In order to preserve judicial review over petitions challenging administrative determinations made pursuant to 8 C.F.R. § 208.31(e) or (g), we hold that where an alien pursues reasonable fear and withholding of removal proceedings following the reinstatement of a prior removal order, the reinstated removal order does not become final until the reasonable fear of persecution and withholding of removal proceedings are complete.

Id. (emphasis added).

Ortiz-Alfaro does not control here. First, as already noted, Ortiz-Alfaro did not concern detention. More specifically, the court in Ortiz-Alfaro did not wrestle with the clear language of § 1231(a)(5), which prohibits any reopening of or challenge to a reinstated removal order. See id. at 956 n. 1 (assuming, without deciding, that § 1231(a)(5) did not prohibit petitioner from seeking withholding of removal). Second, and more broadly, whether Padilla-Ramirez is detained under § 1231(a), as opposed to § 1226(a), has no effect on his right to seek judicial review of his reinstated order of removal or the ultimate decision on his application for withholding of removal. Thus, the concern for preserving the right to petition for judicial review, which drove the decision in Ortiz-Alfaro, is not present here.

For these reasons, this Court joins the district courts in this circuit that have held Ortiz-Alfaro is not controlling and that petitioners such as Padilla-Ramirez are properly detained under § 1231(a)—not § 1226(a). See, e.g., Acevedo-Rojas v. Clark, No. C14-1323-JLR, 2014 WL 6908540 (W.D.Wash. Dec. 8, 2014); Giron-Castro v. Asher, No. C14-0687-JLR, 2014 WL 8397147 (W.D.Wash. Oct. 2, 2014).2

*703ORDER

IT IS ORDERED that:

1. Respondents’ Motion to Dismiss (Dkt. 17) is GRANTED.

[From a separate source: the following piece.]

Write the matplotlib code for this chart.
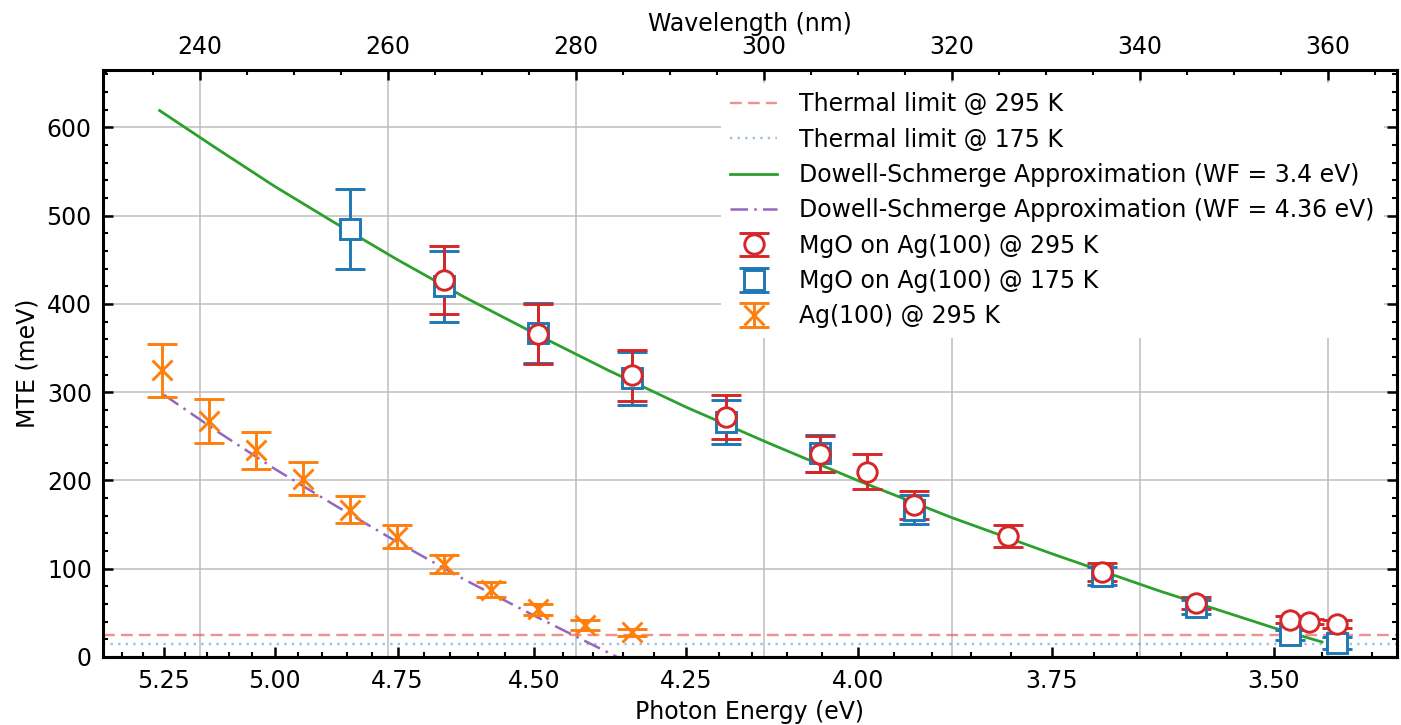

2. Petitioner’s Petition for Writ of Habe-as Corpus (Dkt. 1) is DENIED and this action is DISMISSED WITH PREJUDICE.

. District courts holding that § 1231(a) governs include the following: Acevedo-Rojas v. Clark, No. C14-1323-JLR, 2014 WL 6908540 (W.D.Wash. Dec. 8, 2014); Giron-Castro v. Asher, No. C14-0687-JLR, 2014 WL 8397147 (W.D.Wash. Oct. 2, 2014); Mancera v. Kreitzman, No. 2:16-cv-0089-WCG, 2016 WL 1249600 (E.D.Wis. March 29, 2016); Sanchez Reyes v. Lynch, No. 15-cv-442-MEH, 2015 WL 5081597 (D.Colo. Aug. 28, 2015); Moreno-Gonzalez v. Johnson, No. 1:14-cv-423, 2014 WL 5305470, at *3 (S.D.Ohio Oct. 15, 2014); Khemlal v. Shanahan, No. 14-cv-5186, 2014 WL 5020596, at *2-3 (S.D.N.Y. Oct. 8, 2014). Santos v. Sabol, No. 3:14-CV-0635, 2014 WL 2532491, *3-4 (M.D.Pa. June 5, 2014); Gomez v, Tsoukaris, No. 14-cv-1400 SRC, 2014 WL 2434311, *2 (D.N.J. May 29, 2014).

District courts holding that § 1226(a) governs include the following: Mendoza v. Asher, No. C14-0811-JCC-JPD, 2014 WL 8397145 (W.D.Wa. Sept. 16, 2014); Uttecht v. Napolitano, No. 8:12CV347, 2012 WL 5386618 (D.Neb. Nov. 1, 2012); Pierre v. Sabol, No. 1:11-CV-2184, 2012 WL 1658293, (M.D.Pa. May 11, 2012).

. A federal magistrate judge in the District of Colorado also concluded, in an analysis similar to that employed here, that § 1231(a) governed detention in a similar procedural setting after considering Tenth Circuit precedent similar to Ortiz-Alfaro. See Sanchez Reyes v. Lynch, No. 15-cv-442-MEH, 2015 WL 5081597 (D.Colo. Aug. 28, 2015) (discussing Luna-Garcia v. Holder, 777 F.3d 1182 (10th Cir.2015)).